We will use this notebook to explore `py2neo` and how to connect to our linked Neo4J graph. Once we are able to make a connection to the graph, we can query on it, and use our favorite Python data science libraries to make further insights.

In [4]:
from py2neo import Graph

### Neo4J Connection

We connect to a linked neo4j docker instance within our bridged network. Since this is a local demonstration, security is not a concern.

In [5]:
uri = 'http://neo4j:7474/'
graph = Graph(uri, user='neo4j', password='test', name='cgraph')

### Neosemantics Configuration

Calling Neosemantics `graphconfig.init()` to load the constraints for dealing with Linked Data.

In [None]:
# If graph isn't empty, don't initialize graphconfigs
if graph.match_one() == None:
    graph.call.n10s.graphconfig.init()
graph.call.n10s.graphconfig.show()

In the Omniscience taxonomy, there are prefixes available to make the graph readable, and forces `Neosemantics` to use appropriate namespace prefixes.

In [None]:
graph.call.apoc.cypher.runFile('/var/lib/neo4j/import/taxonomy/omniscience/setup/namespaces.cypher')

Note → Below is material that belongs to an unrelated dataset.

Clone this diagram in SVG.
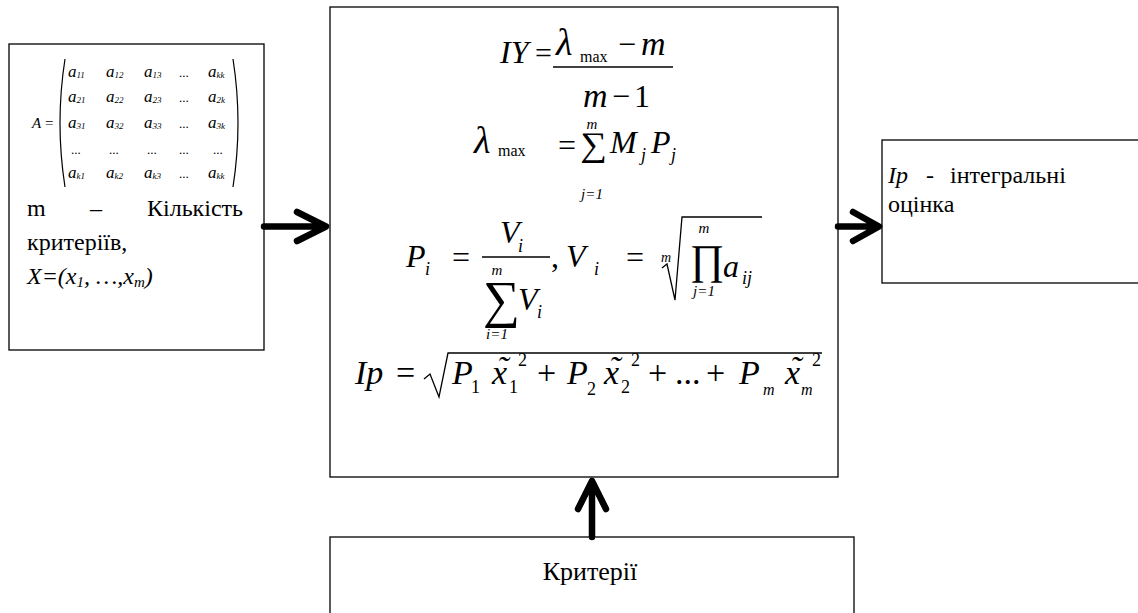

Creating a uniqueness constraint on Resources. Resources are defined as nodes that can be dereferenced via their `uri` property.

In [None]:
if not graph.schema.get_uniqueness_constraints('Resource'):
    graph.schema.create_uniqueness_constraint('Resource', 'uri')

### Data Loading

We will use `Neosemantics` to load a taxonomy in the existing bibliometric C-Graph database.

#### Loading OmniScience

In [None]:
# Make sure taxonomy isn't already loaded...
if graph.run("MATCH (c:skos__Concept) RETURN c LIMIT 1") == None:
    graph.run("CALL n10s.rdf.import.fetch('file:///var/lib/neo4j/import/omniscience/statements.ttl', 'Turtle')")
    print('Successfully loaded Omniscience vocabulary.')
else:
    print('OmniScience taxonomy appears to be loaded.')

@TODO: Some experiment calculating hIndex on a concept.

In [None]:
def hIndex(citation_counts: list):
    citation_counts.sort(reverse=True)
    for index, citation_count in enumerate(citation_counts):
        if index > citation_count:
            return index
    return len(citation_counts)